Friday, December 19, 2003

OBJECTIVE: Creation Education - Wacky Evolutionists

When confronted with Creationist thinking, I am always amazed at the zeal with which the practioners jam square pegs into round holes -- a militantly strict Biblical interpretation of natural history. Why are Creationists so quick to give god so little credit? Evolutionism and the Big Bang theory offer ample evidence of powerful, undeniable forces at work, an endlessly emerging intelligence that exists whether we understand it or not. If god exists, and if god is all-knowing and all-powerful, what does it matter if the universe and everything in it was created 6000 years in a poof of divine magic, or if it evolved over millions of years. Why would time matter at all to god? It's not like he wears a watch. God is not threatened by Evolution. Creationists are.

Friday, December 12, 2003

Yahoo! News - Mich. Factory Taxes $15 Holiday Bonus

This Yahoo news story reminds of a company I worked for many years ago. One Christmas, after years of never receiveing any kind of holiday cheer, my colleagues and I were surprised to find a $30 bonus in our pay envelopes. Not a lot, but it was a step in the right direction, and we were grateful. But the next week there was a note in our pay envelopes. It turns out that the bonus was only supposed to be $15, so the company deducted the $15 balance from our checks.



Sometimes all you can do is laugh.


Thursday, July 03, 2003

CNN.com - A car stereo that can kill you? Cool - Jul. 2, 2003

The greatest nation on earth, and this is how we spend our time? No wonder there are people gunning for us. Fun's fun, but loading a car with thousands of dollars worth of high-end audio gear to play a few seconds of a single tone raises the bar on stupid, pointless activity.

Wednesday, May 21, 2003

Jacko becomes masked fast-food crusader
Ananova: Celebrities: "Michael Jackson has burst into the office of his local Congressman wearing a Spiderman mask - to complain about the lack of fast-food restaurants near his Neverland ranch."

If this story involved any other celebrity, I'd think it was horse poop. But Michael Jackson is the Chuck Yeager of weird, so the idea of him bursting into a politician's office demanding to know about fast food really doesn't carry the shock value one might expect.

Really, Jacko in a Spiderman mask is less frightening than Jacko without the mask. The guy has had himself surgically tranformed into a B-movie version of an alien. Kind of a cross between LaToya and one of those little dudes from the final scenes in "Close Encounters." That nose stopped having anything to do with human anatomy long ago.
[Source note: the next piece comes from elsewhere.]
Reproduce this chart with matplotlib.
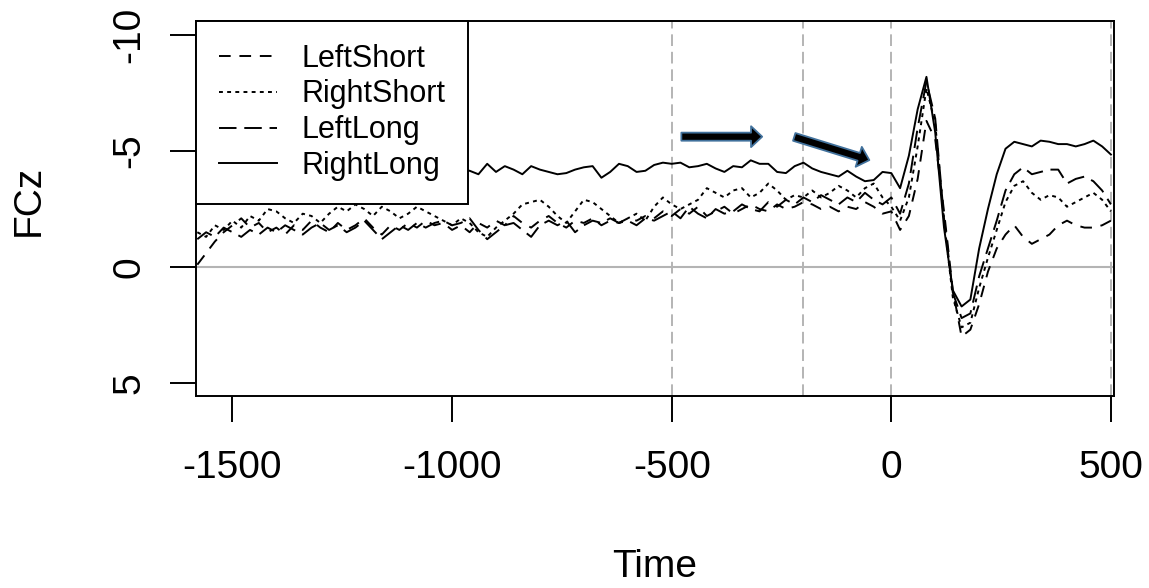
import numpy as np
import matplotlib
matplotlib.use("Agg")
import matplotlib.pyplot as plt
from matplotlib.patches import FancyArrowPatch, ArrowStyle

plt.rcParams['font.family'] = ['Liberation Sans', 'DejaVu Sans']
plt.rcParams['axes.unicode_minus'] = False

# Time axis (ms), 20 ms steps
time = np.arange(-1580, 501, 20)

left_short = [
    -0.1, -0.6, -1.1, -1.5, -1.8, -2.1, -1.7, -1.9, -1.5, -1.7,
    -1.4, -1.8, -1.6, -2.0, -1.7, -1.5, -1.9, -1.6, -1.8, -2.1,
    -1.7, -1.4, -1.8, -1.6, -1.9, -1.7, -2.0, -1.8, -1.9, -1.6,
    -1.8, -1.5, -1.9, -1.7, -2.0, -1.8, -2.2, -1.9, -1.7, -2.0,
    -2.2, -1.9, -1.7, -2.0, -1.9, -2.1, -1.8, -2.0, -1.9, -2.1,
    -2.0, -2.2, -2.1, -2.4, -2.2, -2.5, -2.3, -2.6, -2.2, -2.4,
    -2.6, -2.3, -2.5, -2.7, -2.5, -2.4, -2.7, -2.5, -2.6, -2.8,
    -2.7, -2.5, -2.6, -2.4, -2.6, -2.5, -2.8, -2.6, -2.3, -2.4,
    -1.6, -2.2, -3.8, -6.3, -5.5, -2.4, 1.0, 3.0, 2.7, 1.6,
    0.2, -0.8, -1.4, -1.8, -1.3, -1.0, -1.2, -1.4, -1.8, -2.0,
    -1.8, -1.7, -1.7, -1.8, -2.0,
]

right_short = [
    -1.5, -1.3, -1.8, -1.6, -2.0, -1.7, -2.2, -2.0, -2.5, -2.4,
    -2.1, -1.9, -2.3, -2.2, -1.9, -2.3, -2.6, -2.4, -2.7, -2.5,
    -2.2, -2.6, -2.4, -2.1, -2.3, -2.6, -2.4, -2.2, -2.0, -1.8,
    -2.1, -1.9, -1.5, -1.3, -1.7, -2.0, -2.3, -2.7, -2.8, -2.9,
    -2.6, -2.2, -1.9, -2.4, -2.9, -2.8, -2.5, -2.2, -1.9, -2.1,
    -2.3, -2.0, -2.6, -3.0, -2.7, -2.5, -2.7, -2.9, -3.4, -3.2,
    -3.0, -3.3, -3.4, -3.0, -3.2, -3.6, -3.3, -2.9, -3.1, -3.0,
    -3.3, -3.0, -3.2, -3.5, -3.3, -3.0, -3.4, -3.6, -3.0, -2.6,
    -2.0, -3.0, -5.2, -7.7, -6.2, -2.0, 1.3, 2.6, 2.4, 0.9,
    -0.4, -1.6, -2.8, -3.5, -3.7, -3.2, -2.9, -3.1, -3.0, -2.6,
    -2.8, -3.0, -3.2, -2.9, -2.4,
]

left_long = [
    -1.2, -1.5, -1.3, -1.7, -1.5, -1.3, -1.6, -1.4, -1.7, -1.5,
    -1.8, -1.6, -1.4, -1.7, -1.9, -1.6, -1.8, -1.5, -1.7, -2.0,
    -1.6, -1.2, -1.5, -1.8, -1.6, -1.9, -1.7, -1.9, -2.0, -1.8,
    -1.9, -2.1, -1.6, -1.2, -1.5, -1.8, -1.9, -1.6, -1.3, -1.8,
    -2.0, -1.8, -2.0, -1.5, -1.8, -2.0, -1.9, -2.1, -1.9, -2.0,
    -1.8, -2.1, -2.0, -2.2, -2.4, -2.1, -2.6, -2.3, -2.1, -2.5,
    -2.3, -2.4, -2.7, -2.5, -2.4, -2.8, -2.6, -2.9, -2.7, -3.0,
    -2.8, -3.1, -2.9, -2.7, -3.0, -2.8, -3.2, -2.9, -2.7, -3.0,
    -2.3, -3.6, -6.0, -8.0, -6.4, -2.1, 1.1, 2.2, 2.0, 0.4,
    -0.8, -2.0, -3.3, -4.0, -4.3, -4.0, -4.1, -4.2, -4.2, -3.6,
    -3.8, -3.9, -3.7, -3.3, -2.7,
]

right_long = [
    -4.1, -4.3, -4.0, -4.4, -4.2, -4.5, -4.1, -4.3, -4.0, -4.2,
    -4.4, -4.1, -4.3, -4.0, -4.3, -4.5, -4.2, -4.0, -4.3, -4.1,
    -4.4, -4.2, -4.0, -4.3, -4.1, -4.4, -4.2, -4.0, -4.3, -4.1,
    -4.2, -4.15, -4.0, -4.45, -4.1, -4.35, -4.2, -4.0, -4.35, -4.2,
    -4.1, -4.0, -4.05, -4.2, -4.3, -4.35, -3.85, -4.1, -4.45, -4.35,
    -4.1, -4.15, -4.4, -4.5, -4.45, -4.5, -4.3, -4.35, -4.45, -4.25,
    -4.1, -4.35, -4.3, -4.6, -4.45, -4.45, -4.1, -4.05, -4.35, -4.5,
    -4.25, -4.1, -4.0, -3.9, -4.15, -3.9, -3.7, -3.75, -4.1, -4.05,
    -3.4, -4.8, -6.8, -8.2, -5.8, -1.7, 1.0, 1.7, 1.4, -0.8,
    -2.5, -4.0, -5.1, -5.4, -5.3, -5.2, -5.45, -5.4, -5.3, -5.3,
    -5.2, -5.3, -5.45, -5.2, -4.85,
]

series_names = ["LeftShort", "RightShort", "LeftLong", "RightLong"]
series_values = [left_short, right_short, left_long, right_long]
series_styles = [(0, (6, 4.5)), (0, (2, 2.2)), (0, (9, 4)), "-"]

x_ticks = [-1500, -1000, -500, 0, 500]
y_ticks = [-10, -5, 0, 5]
marker_times = [-500, -200, 0, 500]

fig = plt.figure(figsize=(11.49, 5.88), dpi=100)
ax = fig.add_axes([196 / 1149, 1 - 396 / 588, (1114 - 196) / 1149, (396 - 20.7) / 588])

lw = 1.4
for name, vals, ls in zip(series_names, series_values, series_styles):
    ax.plot(time, vals, color="black", linestyle=ls, linewidth=lw, label=name, zorder=3)

grey = "#b4b4b4"
ax.axhline(0, color=grey, linewidth=1.5, zorder=2)
for t in marker_times:
    ax.axvline(t, color=grey, linewidth=1.4, linestyle=(0, (6, 3)), zorder=2)

ax.set_xlim(-1583, 507)
ax.set_ylim(5.56, -10.62)
ax.set_xticks(x_ticks)
ax.set_xticklabels([str(v) for v in x_ticks])
ax.set_yticks(y_ticks)
ax.set_yticklabels([str(v) for v in y_ticks], rotation=90, va="center")
ax.tick_params(axis="both", direction="out", length=19, width=1.4, labelsize=28, color="black")
ax.tick_params(axis="x", pad=20)
ax.tick_params(axis="y", pad=16)
for sp in ax.spines.values():
    sp.set_linewidth(1.4)
    sp.set_color("black")

ax.set_xlabel("Time", fontsize=28, va="center")
ax.xaxis.set_label_coords(0.5, -0.455)
ax.set_ylabel("FCz", fontsize=28, va="center")
ax.yaxis.set_label_coords(-0.182, 0.52)

# Arrows highlighting the pre-stimulus trend
arrow_style = ArrowStyle.Simple(head_length=8, head_width=15, tail_width=5.8)
arrows = [((-478, -5.62), (-294, -5.62)), ((-221, -5.61), (-50, -4.61))]
for start, end in arrows:
    ax.add_patch(FancyArrowPatch(start, end, arrowstyle=arrow_style, mutation_scale=1,
                                 facecolor="black", edgecolor="#41719C", linewidth=1.3,
                                 shrinkA=0, shrinkB=0, zorder=5))

leg = ax.legend(loc="upper left", bbox_to_anchor=(0, 1), borderaxespad=0, fontsize=22,
                frameon=True, fancybox=False, edgecolor="black", framealpha=1,
                handlelength=1.9, handletextpad=0.8, labelspacing=0.19, borderpad=0.75)
leg.get_frame().set_linewidth(1.4)
leg.set_zorder(10)

fig.savefig("out.png", dpi=100)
It's like this: Imagine that Jacko had a special machine built that would make him look like Diana Ross. And imagine that ten minutes in this machine would make Ernest Borgnine look like Diana Ross. Michael Jackson looks like he lived in that machine for several months, emerging as a hyper-Diana. An Extreme Supreme. And he has kids. An army of psychiatrists won't keep those kids from one day showing up on a roof with a rifle.
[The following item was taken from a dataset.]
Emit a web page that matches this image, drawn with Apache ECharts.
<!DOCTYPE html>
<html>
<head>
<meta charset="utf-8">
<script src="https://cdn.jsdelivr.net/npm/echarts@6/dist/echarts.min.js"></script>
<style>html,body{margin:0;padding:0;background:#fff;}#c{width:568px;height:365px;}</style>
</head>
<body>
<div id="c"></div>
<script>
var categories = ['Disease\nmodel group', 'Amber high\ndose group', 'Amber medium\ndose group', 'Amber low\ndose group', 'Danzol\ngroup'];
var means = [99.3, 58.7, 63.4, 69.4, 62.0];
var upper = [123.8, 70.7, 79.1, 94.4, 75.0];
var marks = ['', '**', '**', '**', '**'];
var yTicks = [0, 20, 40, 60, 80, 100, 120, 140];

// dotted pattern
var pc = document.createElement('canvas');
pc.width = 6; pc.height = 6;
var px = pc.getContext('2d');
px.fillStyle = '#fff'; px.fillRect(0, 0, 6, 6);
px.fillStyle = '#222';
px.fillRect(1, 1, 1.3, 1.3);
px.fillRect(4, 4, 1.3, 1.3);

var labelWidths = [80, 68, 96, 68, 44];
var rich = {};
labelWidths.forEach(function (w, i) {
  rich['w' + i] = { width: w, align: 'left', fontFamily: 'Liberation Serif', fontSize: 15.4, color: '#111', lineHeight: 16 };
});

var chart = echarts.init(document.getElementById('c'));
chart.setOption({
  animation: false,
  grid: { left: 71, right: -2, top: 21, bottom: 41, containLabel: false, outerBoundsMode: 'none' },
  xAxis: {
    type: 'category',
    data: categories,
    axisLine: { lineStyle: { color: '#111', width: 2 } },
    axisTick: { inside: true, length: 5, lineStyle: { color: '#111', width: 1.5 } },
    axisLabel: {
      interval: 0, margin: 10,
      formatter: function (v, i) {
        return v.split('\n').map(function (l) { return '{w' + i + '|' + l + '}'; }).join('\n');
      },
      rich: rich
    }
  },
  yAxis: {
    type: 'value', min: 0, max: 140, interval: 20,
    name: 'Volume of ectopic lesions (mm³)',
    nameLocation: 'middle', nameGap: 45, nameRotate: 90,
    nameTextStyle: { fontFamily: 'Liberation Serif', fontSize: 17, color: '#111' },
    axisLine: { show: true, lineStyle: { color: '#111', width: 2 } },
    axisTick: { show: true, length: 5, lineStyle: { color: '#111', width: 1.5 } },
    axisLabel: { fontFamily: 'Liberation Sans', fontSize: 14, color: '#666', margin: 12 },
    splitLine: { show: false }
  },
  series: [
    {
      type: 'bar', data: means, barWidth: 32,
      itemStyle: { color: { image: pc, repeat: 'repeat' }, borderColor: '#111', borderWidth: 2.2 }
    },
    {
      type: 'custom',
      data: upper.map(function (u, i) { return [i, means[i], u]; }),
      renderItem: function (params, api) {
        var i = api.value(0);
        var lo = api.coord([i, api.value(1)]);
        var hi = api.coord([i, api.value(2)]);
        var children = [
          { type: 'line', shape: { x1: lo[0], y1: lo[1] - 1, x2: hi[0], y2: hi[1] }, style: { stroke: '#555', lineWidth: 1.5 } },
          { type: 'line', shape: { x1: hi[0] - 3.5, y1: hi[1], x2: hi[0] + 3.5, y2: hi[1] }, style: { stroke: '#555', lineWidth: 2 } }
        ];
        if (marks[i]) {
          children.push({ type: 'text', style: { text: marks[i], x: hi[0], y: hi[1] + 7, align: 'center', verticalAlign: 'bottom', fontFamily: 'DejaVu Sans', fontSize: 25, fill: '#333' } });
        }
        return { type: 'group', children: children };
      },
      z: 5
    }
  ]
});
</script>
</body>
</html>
Tuesday, February 25, 2003

Big Music's Broken Record

A very interesting article on the holes in the music industry's case against file sharing.

Think of how business -- any business -- was being conducted in 1990. Now think of how business is conducted today. Technology in general and the Internet in specific have changed the business world in profound ways. The problem with the music industry isn't file sharing and MP3s, it's that for some reason they stopped flipping over their calendar pages back when we were trying to kill Saddam the first time.

A recent TV news story mentioned that there are five major record labels. Five. And how many radio stations are left? With precious few exceptions (thank god for KPIG!) you can visit any city in the US and you'll swear your radio is picking up the same shopworn, homogenized crap you left town to escape.

Is it an evil conspiracy? Not really. It's business. But it's business that's clinging to what was, with no thought for what can be. The future of the music industry is indeed in question. To be more precise, it's the "industry" part that's headed into the tank. The music will thrive in its absence, and people will make money -- without the need for the record companies that are currently making so much noise.